-- BEGIN Source data --

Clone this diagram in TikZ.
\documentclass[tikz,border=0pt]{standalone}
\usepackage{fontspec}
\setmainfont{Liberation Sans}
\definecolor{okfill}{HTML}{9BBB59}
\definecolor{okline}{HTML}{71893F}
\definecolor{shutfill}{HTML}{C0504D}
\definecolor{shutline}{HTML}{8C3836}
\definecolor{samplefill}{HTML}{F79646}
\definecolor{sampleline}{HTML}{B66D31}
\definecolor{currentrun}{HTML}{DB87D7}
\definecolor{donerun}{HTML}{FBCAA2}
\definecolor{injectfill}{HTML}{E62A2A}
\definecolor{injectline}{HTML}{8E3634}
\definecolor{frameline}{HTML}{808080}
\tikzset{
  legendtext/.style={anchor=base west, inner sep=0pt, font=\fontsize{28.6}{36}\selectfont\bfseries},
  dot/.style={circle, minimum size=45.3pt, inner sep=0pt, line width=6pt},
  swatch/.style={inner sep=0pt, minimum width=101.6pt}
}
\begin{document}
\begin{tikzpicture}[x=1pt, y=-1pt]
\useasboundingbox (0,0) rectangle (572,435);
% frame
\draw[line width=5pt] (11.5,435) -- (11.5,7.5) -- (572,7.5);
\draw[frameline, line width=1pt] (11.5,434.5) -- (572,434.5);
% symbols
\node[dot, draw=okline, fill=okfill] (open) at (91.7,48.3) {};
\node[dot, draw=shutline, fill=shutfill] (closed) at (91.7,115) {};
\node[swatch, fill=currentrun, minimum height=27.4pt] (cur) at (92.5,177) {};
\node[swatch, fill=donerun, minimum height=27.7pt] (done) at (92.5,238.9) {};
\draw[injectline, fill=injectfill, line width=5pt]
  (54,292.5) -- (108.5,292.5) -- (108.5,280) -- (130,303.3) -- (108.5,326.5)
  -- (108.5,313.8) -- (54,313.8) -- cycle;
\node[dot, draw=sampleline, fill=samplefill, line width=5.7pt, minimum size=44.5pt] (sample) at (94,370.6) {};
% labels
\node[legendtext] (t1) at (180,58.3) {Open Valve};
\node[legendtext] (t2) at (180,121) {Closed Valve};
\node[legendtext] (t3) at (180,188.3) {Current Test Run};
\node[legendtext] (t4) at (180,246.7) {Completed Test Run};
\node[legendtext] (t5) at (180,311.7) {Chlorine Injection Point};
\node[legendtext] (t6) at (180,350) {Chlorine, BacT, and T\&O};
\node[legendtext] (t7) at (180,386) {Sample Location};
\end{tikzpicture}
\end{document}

-- END Source data --
-- BEGIN Source data --

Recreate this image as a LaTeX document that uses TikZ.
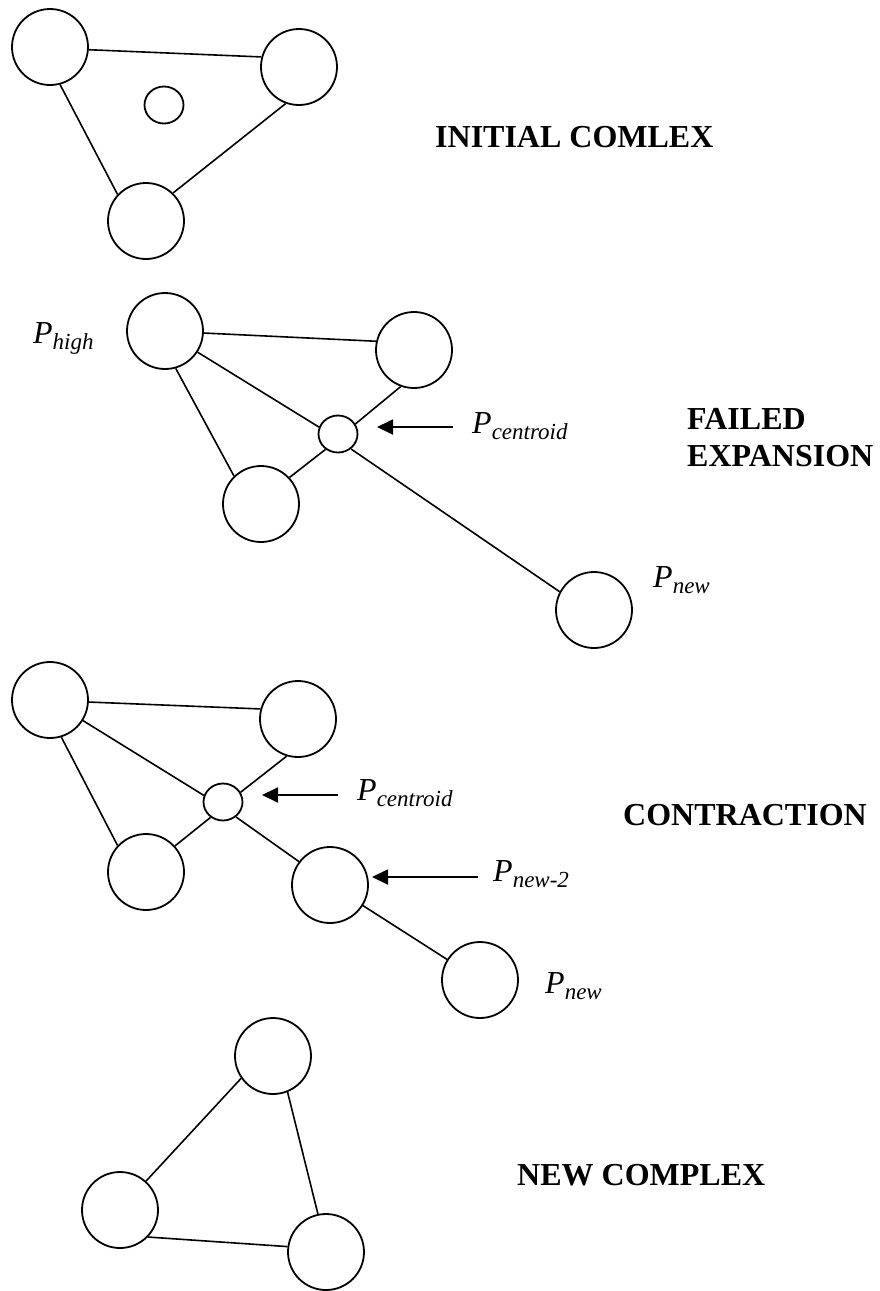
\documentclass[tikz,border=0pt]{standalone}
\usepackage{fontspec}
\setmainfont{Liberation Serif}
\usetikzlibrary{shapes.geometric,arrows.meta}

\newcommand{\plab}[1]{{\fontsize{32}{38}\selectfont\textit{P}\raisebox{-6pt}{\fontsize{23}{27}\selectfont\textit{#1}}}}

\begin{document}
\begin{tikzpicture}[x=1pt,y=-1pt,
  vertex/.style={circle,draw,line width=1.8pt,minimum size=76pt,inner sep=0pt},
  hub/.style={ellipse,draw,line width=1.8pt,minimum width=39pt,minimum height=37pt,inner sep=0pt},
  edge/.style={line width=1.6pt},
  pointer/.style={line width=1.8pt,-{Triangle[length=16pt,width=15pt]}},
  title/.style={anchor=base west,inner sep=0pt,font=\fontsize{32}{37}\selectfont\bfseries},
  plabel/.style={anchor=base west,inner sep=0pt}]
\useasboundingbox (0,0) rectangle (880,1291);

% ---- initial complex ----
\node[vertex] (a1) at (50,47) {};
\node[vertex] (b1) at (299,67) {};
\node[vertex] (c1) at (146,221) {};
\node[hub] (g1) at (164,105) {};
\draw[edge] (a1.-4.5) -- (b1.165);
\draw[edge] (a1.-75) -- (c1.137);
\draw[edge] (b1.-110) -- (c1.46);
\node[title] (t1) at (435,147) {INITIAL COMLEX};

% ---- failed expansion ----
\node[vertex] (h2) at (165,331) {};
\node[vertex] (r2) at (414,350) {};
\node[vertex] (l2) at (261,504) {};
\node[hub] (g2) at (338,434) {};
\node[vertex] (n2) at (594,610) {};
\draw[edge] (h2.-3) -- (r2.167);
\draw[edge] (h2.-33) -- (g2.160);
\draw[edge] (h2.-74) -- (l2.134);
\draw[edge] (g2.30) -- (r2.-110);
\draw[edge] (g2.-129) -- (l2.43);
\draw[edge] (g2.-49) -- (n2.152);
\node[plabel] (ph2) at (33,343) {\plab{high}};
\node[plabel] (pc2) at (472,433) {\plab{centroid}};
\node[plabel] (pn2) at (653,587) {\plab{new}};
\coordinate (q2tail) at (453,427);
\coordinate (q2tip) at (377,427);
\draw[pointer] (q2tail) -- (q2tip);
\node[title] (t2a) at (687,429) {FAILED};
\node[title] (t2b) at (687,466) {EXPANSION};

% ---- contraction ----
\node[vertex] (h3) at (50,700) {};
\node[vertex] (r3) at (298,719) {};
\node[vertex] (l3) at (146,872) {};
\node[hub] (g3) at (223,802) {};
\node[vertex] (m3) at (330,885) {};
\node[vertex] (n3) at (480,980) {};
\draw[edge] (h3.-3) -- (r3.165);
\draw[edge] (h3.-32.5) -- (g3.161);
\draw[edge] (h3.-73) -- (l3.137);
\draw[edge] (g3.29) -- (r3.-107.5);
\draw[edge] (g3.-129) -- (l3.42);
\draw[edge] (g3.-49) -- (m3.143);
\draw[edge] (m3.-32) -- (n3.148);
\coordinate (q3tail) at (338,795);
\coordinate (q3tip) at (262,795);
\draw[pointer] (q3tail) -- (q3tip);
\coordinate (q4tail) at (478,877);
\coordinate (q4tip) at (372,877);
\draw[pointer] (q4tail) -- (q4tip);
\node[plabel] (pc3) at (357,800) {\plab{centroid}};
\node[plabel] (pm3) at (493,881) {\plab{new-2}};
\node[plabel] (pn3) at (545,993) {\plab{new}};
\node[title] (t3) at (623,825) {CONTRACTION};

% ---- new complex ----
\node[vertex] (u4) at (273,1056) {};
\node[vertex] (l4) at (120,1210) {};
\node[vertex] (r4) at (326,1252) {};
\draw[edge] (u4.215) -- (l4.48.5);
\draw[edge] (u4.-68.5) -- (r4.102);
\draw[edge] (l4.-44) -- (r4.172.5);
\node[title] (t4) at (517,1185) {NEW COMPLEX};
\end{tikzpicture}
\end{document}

-- END Source data --

Work instructions: State the number of lines that contain the string "this", with no other words.

The reply: 2